Лучше вышло с привлечением повстанческих кадров на борьбу с поляками и белыми: неудачная война с Польшей и упорные тяжелые бои за Крым потребовали экстренного пополнения РККА. В патриотическом порыве, а также понимая, что с возможностью вольно существовать в качестве боевых отрядов в тылу большевиков покончено, во второй половине 1920 года около 15 тыс. экс-партизан стали красноармейцами и были отправлены на врангелевский и польский фронты[2601]
. Власти, формируя части из повстанцев-добровольцев, вместе с тем опасались сосредоточивать их массы в губернских центрах. Так, президиум Алтайского губоргбюро РКП(б) 22 мая того же года, обсудив доклад видного партизана Ф. И. Архипова о формировании партизанского полка, постановил признать «политически нецелесообразным формирование полка партизан в Барнауле, а целесообразнее в каком-либо другом месте»[2602].Сибирские власти старались держать партизан в ежовых рукавицах. Часть повстанческих главарей приняла эту политику, другая – сопротивлялась. Мамонтовец Р. П. Захаров, являясь врид командира 1‐го запасного Алтайского полка, был уволен из РККА с 19 февраля 1920 года. По мемуарам Захарова, уже в апреле его бывший полк, состоявший в основном из крестьян Боровской, Воронихинской, Новичихинской и Зеркальской волостей и переброшенный в Семипалатинск, почти весь разбежался с оружием, после чего «пошли брожения партизан в селах». По дороге в Барнаул один из видных партизан сказал Захарову, что «ребятки» готовятся восставать против регулярных частей РККА. В Барнауле Захаров встретился со своим преемником в запасном полку Н. Н. Кожиным и командиром 3‐го Бутырского полка Н. И. Кашировым, обнаружив у них сильное недовольство советскими порядками. Они предложили Захарову пройтись по учреждениям: «Сам узнаеш[ь,] как на тебя посмотрят».
В губревкоме Захаров, общаясь с Е. Мамонтовым, И. Громовым, Ф. Архиповым, рассказал про настроения Кожина и Каширова. После этого Кожина, Каширова и Д. Блынского вызвали в губревком, где Игнатий Громов двум последним «сделал нотацию» насчет того, что они «немножко заблудились». А Кожин, проигнорировавший приглашение, на другой день был арестован и отпущен после разговора Захарова с главой губревкома В. Аристовым. Зато вскоре были арестованы Ф. Д. Плотников и Сопин, хотя последнего почти сразу освободили, причем Захаров ходатайствовал и за него[2603]

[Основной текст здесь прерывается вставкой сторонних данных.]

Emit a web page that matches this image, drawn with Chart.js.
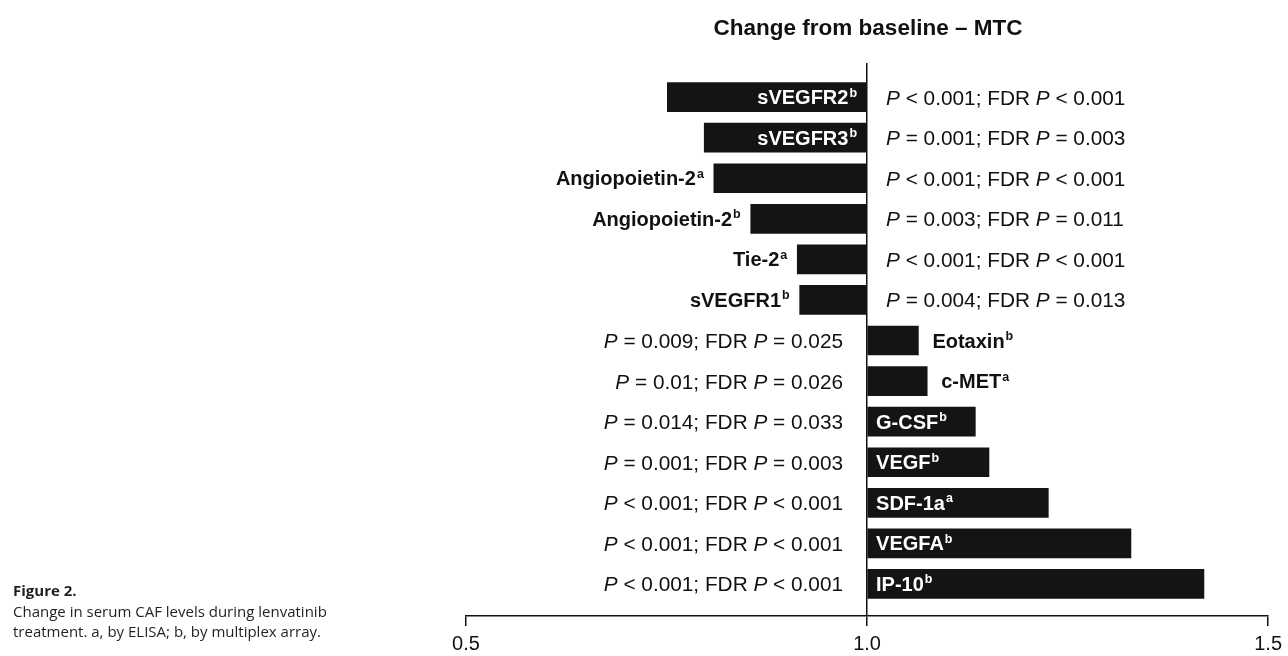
<!DOCTYPE html>
<html>
<head>
<meta charset="utf-8">
<script src="https://cdn.jsdelivr.net/npm/chart.js@4"></script>
<style>
  body { margin: 0; background: #fff; }
  #wrap { position: relative; width: 1288px; height: 656px; }
  .caption { position: absolute; left: 13px; top: 580px; font-family: "Open Sans", sans-serif; font-size: 15px; line-height: 20.5px; color: #231f20; }
  .caption b { font-weight: 700; }
</style>
</head>
<body>
<div id="wrap">
  <canvas id="cafChart"></canvas>
  <div class="caption"><b>Figure 2.</b><br>Change in serum CAF levels during lenvatinib<br>treatment. a, by ELISA; b, by multiplex array.</div>
</div>
<script>
const markers = ["sVEGFR2", "sVEGFR3", "Angiopoietin-2", "Angiopoietin-2", "Tie-2", "sVEGFR1",
  "Eotaxin", "c-MET", "G-CSF", "VEGF", "SDF-1a", "VEGFA", "IP-10"];
const assay = ["b", "b", "a", "b", "a", "b", "b", "a", "b", "b", "a", "b", "b"];
const ratio = [0.751, 0.797, 0.809, 0.855, 0.913, 0.916, 1.064, 1.075, 1.135, 1.152, 1.226, 1.329, 1.420];
const pValue = ["< 0.001", "= 0.001", "< 0.001", "= 0.003", "< 0.001", "= 0.004",
  "= 0.009", "= 0.01", "= 0.014", "= 0.001", "< 0.001", "< 0.001", "< 0.001"];
const fdrValue = ["< 0.001", "= 0.003", "< 0.001", "= 0.011", "< 0.001", "= 0.013",
  "= 0.025", "= 0.026", "= 0.033", "= 0.003", "< 0.001", "< 0.001", "< 0.001"];
const xTicks = [0.5, 1.0, 1.5];

const FAMILY = '"Liberation Sans", Arial, sans-serif';
const nameFont = "bold 20px " + FAMILY;
const supFont = "bold 12.5px " + FAMILY;
const pFont = "20.8px " + FAMILY;
const pItalic = "italic 20.8px " + FAMILY;

function nameWidth(ctx, i) {
  ctx.font = nameFont;
  const w = ctx.measureText(markers[i]).width;
  ctx.font = supFont;
  return w + 1 + ctx.measureText(assay[i]).width;
}

function drawName(ctx, i, x, y, align, color) {
  const total = nameWidth(ctx, i);
  const left = align === "right" ? x - total : x;
  ctx.fillStyle = color;
  ctx.textAlign = "left";
  ctx.textBaseline = "alphabetic";
  ctx.font = nameFont;
  ctx.fillText(markers[i], left, y + 7);
  const w = ctx.measureText(markers[i]).width;
  ctx.font = supFont;
  ctx.fillText(assay[i], left + w + 1, y - 0.5);
}

function drawP(ctx, i, x, y, align) {
  const parts = [
    ["P", pItalic],
    [" " + pValue[i] + "; FDR ", pFont],
    ["P", pItalic],
    [" " + fdrValue[i], pFont]
  ];
  let total = 0;
  parts.forEach(p => { ctx.font = p[1]; total += ctx.measureText(p[0]).width; });
  let left = align === "right" ? x - total : x;
  ctx.fillStyle = "#111";
  ctx.textAlign = "left";
  ctx.textBaseline = "alphabetic";
  parts.forEach(p => {
    ctx.font = p[1];
    ctx.fillText(p[0], left, y + 7.5);
    left += ctx.measureText(p[0]).width;
  });
}

const barLabels = {
  id: "barLabels",
  afterDatasetsDraw(chart) {
    const ctx = chart.ctx;
    const xScale = chart.scales.x;
    const base = xScale.getPixelForValue(1);
    ctx.save();
    chart.getDatasetMeta(0).data.forEach((bar, i) => {
      const y = bar.y;
      const end = xScale.getPixelForValue(ratio[i]);
      const inside = nameWidth(ctx, i) + 20 < Math.abs(end - base);
      if (ratio[i] < 1) {
        if (inside) drawName(ctx, i, base - 10, y, "right", "#fff");
        else drawName(ctx, i, end - 10, y, "right", "#111");
        drawP(ctx, i, base + 19, y, "left");
      } else {
        if (inside) drawName(ctx, i, base + 9, y, "left", "#fff");
        else drawName(ctx, i, end + 14, y, "left", "#111");
        drawP(ctx, i, base - 24, y, "right");
      }
    });
    ctx.restore();
  }
};

new Chart(document.getElementById("cafChart"), {
  type: "bar",
  data: {
    datasets: [{
      data: ratio.map((v, i) => ({ x: v, y: i })),
      base: 1,
      backgroundColor: "#141414",
      borderWidth: 0,
      barThickness: 29
    }]
  },
  options: {
    indexAxis: "y",
    responsive: true,
    maintainAspectRatio: false,
    animation: false,
    layout: { padding: { left: 466, right: 18, top: 0, bottom: -6 } },
    plugins: {
      legend: { display: false },
      tooltip: { enabled: false },
      title: {
        display: true,
        text: "Change from baseline \u2013 MTC",
        color: "#111",
        font: { family: FAMILY, size: 22.5, weight: "bold" },
        padding: { top: 15, bottom: 21 }
      }
    },
    scales: {
      x: {
        type: "linear",
        min: xTicks[0],
        max: xTicks[xTicks.length - 1],
        afterBuildTicks: scale => { scale.ticks = xTicks.map(v => ({ value: v })); },
        ticks: {
          color: "#111",
          padding: 6,
          font: { family: FAMILY, size: 20 },
          callback: v => v.toFixed(1)
        },
        grid: {
          color: c => (c.tick && c.tick.value === 1 ? "#111" : "rgba(0,0,0,0)"),
          lineWidth: 1.5,
          tickColor: "#111",
          tickWidth: 1.5,
          tickLength: 10
        },
        border: { display: true, color: "#111", width: 1.5 }
      },
      y: {
        type: "linear",
        reverse: true,
        offset: false,
        min: -0.84,
        max: 12.79,
        display: false
      }
    }
  },
  plugins: [barLabels]
});
</script>
</body>
</html>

. Командир небольшого отряда на Алтае Е. Г. Аниконов в январе 1920 года был арестован и судился трибуналом «за несвоевременное разоружение партизанского отряда», но оказался оправдан и впоследствии отправлен на польский фронт[2604].Тревожась за настроения популярных повстанческих вожаков, Сиббюро ЦК 11 июня 1920 года указало на то, что ряд губкомов нетактично отнесся к партизанским лидерам. На другом заседании Сиббюро постановило для изживания партизанщины втягивать «авторитетов» в советскую работу. Сибревком 7 мая того же года решил выделить на восстановление хозяйств, разоренных войной (прежде всего партизанских), 95 млн рублей[2605]

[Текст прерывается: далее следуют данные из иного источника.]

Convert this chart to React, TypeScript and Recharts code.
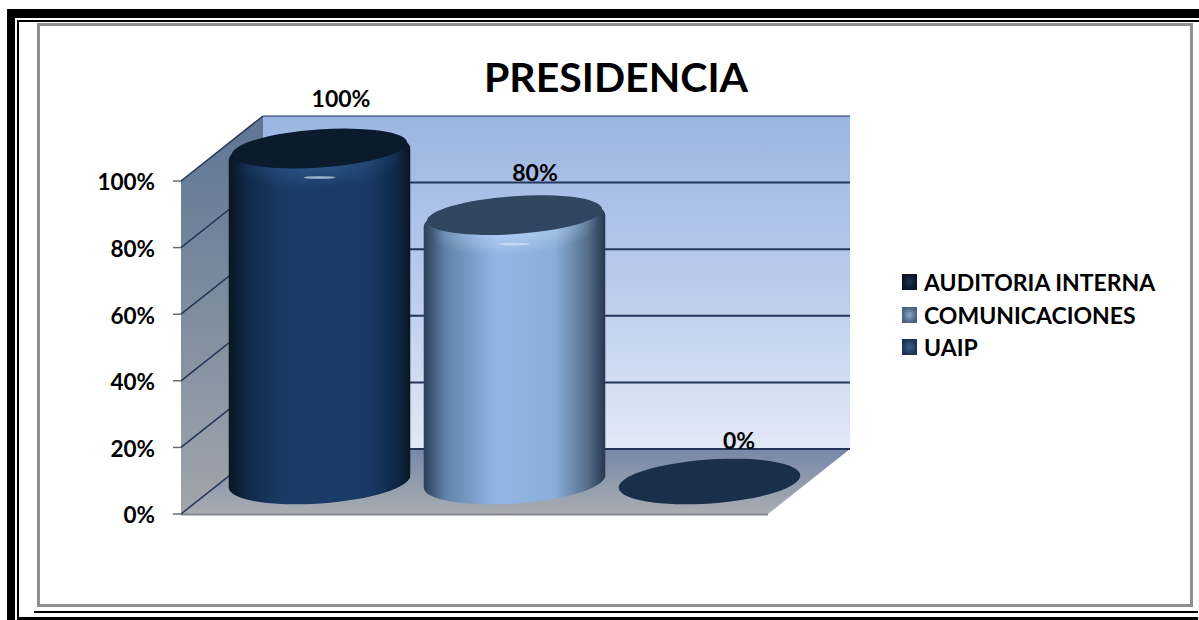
import React from 'react';
import { BarChart, Bar, XAxis, YAxis, Legend, usePlotArea } from 'recharts';

const seriesNames = ['AUDITORIA INTERNA', 'COMUNICACIONES', 'UAIP'];
const seriesValues = [100, 80, 0];
const yTicks = [0, 20, 40, 60, 80, 100];
const categoryName = 'PRESIDENCIA';

const data = [
  seriesNames.reduce<Record<string, string | number>>(
    (row, name, i) => {
      row[name] = seriesValues[i];
      return row;
    },
    { name: categoryName },
  ),
];

const FONT = 'Lato, "Open Sans", sans-serif';
// depth of the fake 3D box
const DEPTH_X = 82;
const DEPTH_Y = 65;
const BAR_SHIFT = -1.5;
const TILT = -4;
const RY = 22;

const looks = [
  { body: 'body0', face: '#0b1a2c', glow: 'glow0' },
  { body: 'body1', face: '#2f4560', glow: 'glow1' },
  { body: 'body2', face: '#1a2f4a', glow: 'glow0' },
];
const labelNudge = [
  { dx: 20, dy: -74 },
  { dx: 19, dy: -67 },
  { dx: 28, dy: -65 },
];

function Gradients() {
  return (
    <defs>
      <linearGradient id="body0" x1="0" y1="0" x2="1" y2="0">
        <stop offset="0" stopColor="#0a1522" />
        <stop offset="0.1" stopColor="#10294a" />
        <stop offset="0.3" stopColor="#1a3b66" />
        <stop offset="0.75" stopColor="#1a3b66" />
        <stop offset="0.92" stopColor="#10294a" />
        <stop offset="1" stopColor="#0a1522" />
      </linearGradient>
      <linearGradient id="body1" x1="0" y1="0" x2="1" y2="0">
        <stop offset="0" stopColor="#2b3f57" />
        <stop offset="0.12" stopColor="#5f82a8" />
        <stop offset="0.4" stopColor="#93b5e4" />
        <stop offset="0.72" stopColor="#8aaed8" />
        <stop offset="0.9" stopColor="#566f8c" />
        <stop offset="1" stopColor="#26384f" />
      </linearGradient>
      <linearGradient id="body2" x1="0" y1="0" x2="1" y2="0">
        <stop offset="0" stopColor="#1a2f4a" />
        <stop offset="1" stopColor="#1a2f4a" />
      </linearGradient>
      <radialGradient id="glow0">
        <stop offset="0" stopColor="#2f5a8c" stopOpacity="0.9" />
        <stop offset="1" stopColor="#2f5a8c" stopOpacity="0" />
      </radialGradient>
      <radialGradient id="glow1">
        <stop offset="0" stopColor="#b4d2f4" stopOpacity="0.95" />
        <stop offset="1" stopColor="#b4d2f4" stopOpacity="0" />
      </radialGradient>
      <linearGradient id="backWall" x1="0" y1="0" x2="0" y2="1">
        <stop offset="0" stopColor="#9bb5e2" />
        <stop offset="0.5" stopColor="#b9cbec" />
        <stop offset="1" stopColor="#e2e9f6" />
      </linearGradient>
      <linearGradient id="sideWall" x1="0" y1="0" x2="0" y2="1">
        <stop offset="0" stopColor="#5e7694" />
        <stop offset="1" stopColor="#a1a5ab" />
      </linearGradient>
      <linearGradient id="floor" x1="0" y1="0" x2="0" y2="1">
        <stop offset="0" stopColor="#7688a8" />
        <stop offset="1" stopColor="#a9adb2" />
      </linearGradient>
      <radialGradient id="swatch0">
        <stop offset="0" stopColor="#1c3350" />
        <stop offset="1" stopColor="#0a1524" />
      </radialGradient>
      <radialGradient id="swatch1">
        <stop offset="0" stopColor="#8ba6cc" />
        <stop offset="1" stopColor="#47607e" />
      </radialGradient>
      <radialGradient id="swatch2">
        <stop offset="0" stopColor="#3d5f92" />
        <stop offset="1" stopColor="#1b3352" />
      </radialGradient>
    </defs>
  );
}

function Walls() {
  const plot = usePlotArea();
  if (!plot) return null;
  const { x, y, width, height } = plot;
  const left = x;
  const right = x + width;
  const bottom = y + height;
  const yOf = (v: number) => bottom - (height * v) / 100;
  return (
    <g>
      <polygon
        points={`${left + DEPTH_X},${y - DEPTH_Y} ${right + DEPTH_X},${y - DEPTH_Y} ${right + DEPTH_X},${bottom - DEPTH_Y} ${left + DEPTH_X},${bottom - DEPTH_Y}`}
        fill="url(#backWall)"
      />
      <polygon
        points={`${left},${y} ${left + DEPTH_X},${y - DEPTH_Y} ${left + DEPTH_X},${bottom - DEPTH_Y} ${left},${bottom}`}
        fill="url(#sideWall)"
      />
      <polygon
        points={`${left},${bottom} ${left + DEPTH_X},${bottom - DEPTH_Y} ${right + DEPTH_X},${bottom - DEPTH_Y} ${right},${bottom}`}
        fill="url(#floor)"
      />
      <line x1={left} y1={bottom + 0.5} x2={right} y2={bottom + 0.5} stroke="#85878b" strokeWidth={2} />
      {yTicks.map((t) => (
        <g key={t} stroke="#22365a" fill="none">
          <line x1={left} y1={yOf(t)} x2={left + DEPTH_X} y2={yOf(t) - DEPTH_Y} strokeWidth={1.5} />
          <line
            x1={left + DEPTH_X}
            y1={yOf(t) - DEPTH_Y}
            x2={right + DEPTH_X}
            y2={yOf(t) - DEPTH_Y}
            strokeWidth={t === 100 ? 1 : 2}
          />
        </g>
      ))}
    </g>
  );
}

function Cylinder(props: any) {
  const { x, y, width, height, seriesIndex } = props;
  const look = looks[seriesIndex];
  const rx = width / 2;
  const cx = x + rx + DEPTH_X / 2 + BAR_SHIFT;
  const topY = y - DEPTH_Y / 2;
  const botY = y + height - DEPTH_Y / 2;
  const rad = (TILT * Math.PI) / 180;
  const ex = rx * Math.cos(rad);
  const ey = rx * Math.sin(rad);
  const rim = (cy: number) => `${cx - ex} ${cy - ey}`;
  const rimR = (cy: number) => `${cx + ex} ${cy + ey}`;
  if (height < 1) {
    return (
      <ellipse cx={cx} cy={botY} rx={rx} ry={RY} fill={look.face} transform={`rotate(${TILT} ${cx} ${botY})`} />
    );
  }
  const d = `M ${rim(topY + 6)} L ${rim(botY)} A ${rx} ${RY} ${TILT} 0 0 ${rimR(botY)} L ${rimR(topY + 6)} A ${rx} ${RY + 2} ${TILT} 0 0 ${rim(topY + 6)} Z`;
  return (
    <g>
      <path d={d} fill={`url(#${look.body})`} />
      <ellipse
        cx={cx}
        cy={topY + 14}
        rx={rx * 0.92}
        ry={RY + 4}
        fill={`url(#${look.glow})`}
        transform={`rotate(${TILT} ${cx} ${topY + 14})`}
      />
      <ellipse
        cx={cx}
        cy={topY}
        rx={rx * 0.965}
        ry={RY - 3}
        fill={look.face}
        transform={`rotate(${TILT} ${cx} ${topY})`}
      />
      <ellipse cx={cx} cy={topY + 29} rx={16} ry={1.3} fill="#d4e6fa" opacity={0.7} />
    </g>
  );
}

function CylinderLabel(props: any) {
  const { x, y, width, value, seriesIndex } = props;
  const nudge = labelNudge[seriesIndex];
  return (
    <text
      x={x + width / 2 + DEPTH_X / 2 + nudge.dx}
      y={y + nudge.dy}
      textAnchor="middle"
      fontFamily={FONT}
      fontWeight={700}
      fontSize={23}
      fill="#000"
    >
      {`${value}%`}
    </text>
  );
}

function LegendRows({ payload }: any) {
  return (
    <div style={{ fontFamily: FONT, fontWeight: 700, fontSize: 23, color: '#000', width: 290 }}>
      {(payload || []).map((item: any) => (
        <div key={item.value} style={{ display: 'flex', alignItems: 'center', height: 32.5, whiteSpace: 'nowrap' }}>
          <svg width={15} height={16} style={{ marginRight: 7 }}>
            <rect width={15} height={16} fill={item.color} />
          </svg>
          {item.value}
        </div>
      ))}
    </div>
  );
}

function Frame() {
  const box = (left: number, top: number, width: number, height: number, background: string) => (
    <div style={{ position: 'absolute', left, top, width, height, background }} />
  );
  return (
    <>
      {box(7, 9, 8, 611, '#000')}
      {box(15, 9, 1184, 9, '#000')}
      {box(17, 20, 1182, 2, '#000')}
      {box(17, 20, 2, 600, '#000')}
      {box(34, 611, 1164, 2, '#000')}
      {box(17, 617, 1181, 3, '#000')}
      <div
        style={{
          position: 'absolute',
          left: 37,
          top: 23,
          width: 1150,
          height: 578,
          border: '3px solid #8f8f8f',
        }}
      />
    </>
  );
}

export default function App() {
  return (
    <div style={{ position: 'fixed', left: 0, top: 0, width: 1199, height: 620, background: '#fff', overflow: 'hidden' }}>
      <Frame />
      <div
        style={{
          position: 'absolute',
          left: 416,
          width: 400,
          top: 52,
          textAlign: 'center',
          fontFamily: FONT,
          fontWeight: 700,
          fontSize: 41,
          lineHeight: '50px',
          color: '#000',
        }}
      >
        {categoryName}
      </div>
      <div style={{ position: 'absolute', left: 0, top: 0 }}>
        <BarChart
          width={1199}
          height={620}
          data={data}
          margin={{ top: 181, right: 431, bottom: 106, left: 121 }}
          barSize={182}
          barGap={13}
          barCategoryGap={7}
        >
          <Gradients />
          <Walls />
          <XAxis dataKey="name" hide />
          <YAxis
            width={60}
            domain={[0, 100]}
            ticks={yTicks}
            tickFormatter={(v: number) => `${v}%`}
            axisLine={false}
            tickLine={{ stroke: '#6d6d6d', strokeWidth: 1.5 }}
            tickSize={8}
            tickMargin={18}
            dy={1.5}
            tick={{ fill: '#000', fontFamily: FONT, fontWeight: 700, fontSize: 22.5 }}
          />
          {seriesNames.map((name, i) => (
            <Bar
              key={name}
              dataKey={name}
              name={name}
              fill={`url(#swatch${i})`}
              isAnimationActive={false}
              shape={(p: any) => <Cylinder {...p} seriesIndex={i} />}
              label={(p: any) => <CylinderLabel {...p} seriesIndex={i} />}
            />
          ))}
          <Legend
            layout="vertical"
            content={<LegendRows />}
            wrapperStyle={{ position: 'absolute', left: 902, top: 266, width: 0, height: 0 }}
          />
        </BarChart>
      </div>
    </div>
  );
}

. Однако часть партизан сразу запротестовала против политики военного коммунизма: 24 июня председатель Горно-Алтайского райревкома В. И. Плетнёв, выступая на губернской конференции РКП(б), назвал продовольственную политику «неправильной» и предложил не запрещать свободную торговлю. По словам тогдашнего продагента Шебалинской волости, Плетнёв часто отменял «для многих селений разверстки по основаниям якобы чрезмерной тяготы наложения и несправедливости таковых ввиду разоренности населения войной»[2606].Всего в части РККА и ВОХР влилось свыше трети сибирских партизан[2607]

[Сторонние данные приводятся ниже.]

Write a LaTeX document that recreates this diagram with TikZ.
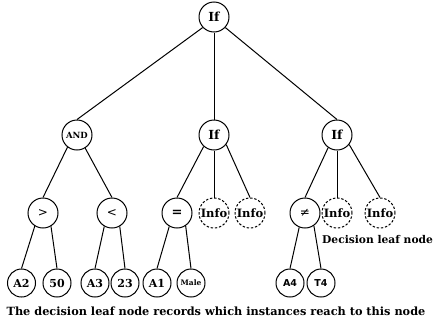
\documentclass[tikz,border=0pt]{standalone}
\usepackage{fontspec}
\setmainfont{DejaVu Serif}
\newfontfamily\labelsans{DejaVu Sans}
\begin{document}
\begin{tikzpicture}[x=1pt,y=-1pt,
  treenode/.style={circle, draw, line width=1pt, minimum size=30pt, inner sep=0pt,
    font=\bfseries\fontsize{11}{12}\selectfont},
  leafnode/.style={treenode, minimum size=28pt},
  infonode/.style={treenode, dash pattern=on 2.4pt off 1.8pt,
    font=\bfseries\fontsize{11.5}{12}\selectfont},
  link/.style={line width=1pt}]
\useasboundingbox (0,0) rectangle (433,327);

% root and second level
\node[treenode, font=\bfseries\fontsize{12.5}{13}\selectfont] (root) at (214,17) {If};
\node[treenode, font=\bfseries\fontsize{8.5}{9}\selectfont] (and) at (77,135) {AND};
\node[treenode, font=\bfseries\fontsize{12.5}{13}\selectfont] (ifm) at (214,135) {If};
\node[treenode, font=\bfseries\fontsize{12.5}{13}\selectfont] (ifr) at (337,135) {If};

% third level
\node[treenode, font=\labelsans\fontsize{12}{12}\selectfont] (gt) at (43,213) {>};
\node[treenode, font=\labelsans\fontsize{12}{12}\selectfont] (lt) at (112,213) {<};
\node[treenode, font=\bfseries\fontsize{13}{13}\selectfont] (eq) at (177,213) {=};
\node[infonode] (infoa) at (214,213) {Info};
\node[infonode] (infob) at (250,213) {Info};
\node[treenode, font=\labelsans\fontsize{12}{12}\selectfont] (ne) at (305,213) {≠};
\node[infonode] (infoc) at (337,213) {Info};
\node[infonode] (infod) at (380,213) {Info};

% leaves
\node[leafnode] (a2) at (21.5,283) {A2};
\node[leafnode] (n50) at (57,283) {50};
\node[leafnode] (a3) at (95,283) {A3};
\node[leafnode] (n23) at (125,283) {23};
\node[leafnode] (a1) at (157,283) {A1};
\node[leafnode, font=\bfseries\fontsize{7.5}{8}\selectfont] (male) at (191,283) {Male};
\node[leafnode, font=\labelsans\bfseries\fontsize{9.5}{10}\selectfont] (a4) at (290,283) {A4};
\node[leafnode, font=\labelsans\bfseries\fontsize{9.5}{10}\selectfont] (t4) at (321,283) {T4};

% labels
\node[anchor=west, inner sep=0pt, font=\bfseries\fontsize{10.7}{12}\selectfont] (leaflabel) at (322,240) {Decision leaf node};
\node[inner sep=0pt, font=\bfseries\fontsize{11.3}{13}\selectfont] (caption) at (216,311)
  {The decision leaf node records which instances reach to this node};

% connectors
\draw[link] (root.-137) -- (and.north);
\draw[link] (root.south) -- (ifm.north);
\draw[link] (root.-43) -- (ifr.north);

\draw[link] (and.-128) -- (gt.north);
\draw[link] (and.-58) -- (lt.north);
\draw[link] (ifm.-132) -- (eq.north);
\draw[link] (ifm.south) -- (infoa.north);
\draw[link] (ifm.-38) -- (infob.north);
\draw[link] (ifr.-125) -- (ne.north);
\draw[link] (ifr.south) -- (infoc.north);
\draw[link] (ifr.-38) -- (infod.north);

\draw[link] (gt.-122) -- (a2.north);
\draw[link] (gt.-59) -- (n50.north);
\draw[link] (lt.-120) -- (a3.north);
\draw[link] (lt.-60) -- (n23.north);
\draw[link] (eq.-120) -- (a1.north);
\draw[link] (eq.-56) -- (male.north);
\draw[link] (ne.-112) -- (a4.north);
\draw[link] (ne.-55) -- (t4.north);
\end{tikzpicture}
\end{document}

. К лету 1920 года ни одного самостоятельного партизанского соединения в Сибири не осталось. Но это вовсе не означало, что партизанщина исчезла как политический и общественный феномен, – повстанцы-пассионарии не могли раствориться бесследно даже на сибирских просторах. Наличие массы бывших партизан, являвшихся фактическими хозяевами на очищенных ими территориях, было, по мнению Сиббюро ЦК, серьезным осложняющим фактором, налагавшим особый отпечаток на партийную работу в Сибири[2608]. Между тем, согласно давней монографии В. И. Шишкина, якобы лишь «незначительная часть партизан из 4‐го корпуса М. С. Козыря, отрядов П. К. Лубкова и Г. Ф. Рогова, находившихся под влиянием анархистов и эсеров, отказалась подчиняться советским органам»[2609]. Партийно-советские органы постоянно сообщали об анархистских поступках, часто откровенно криминальных, со стороны структур власти, сформированных партизанами.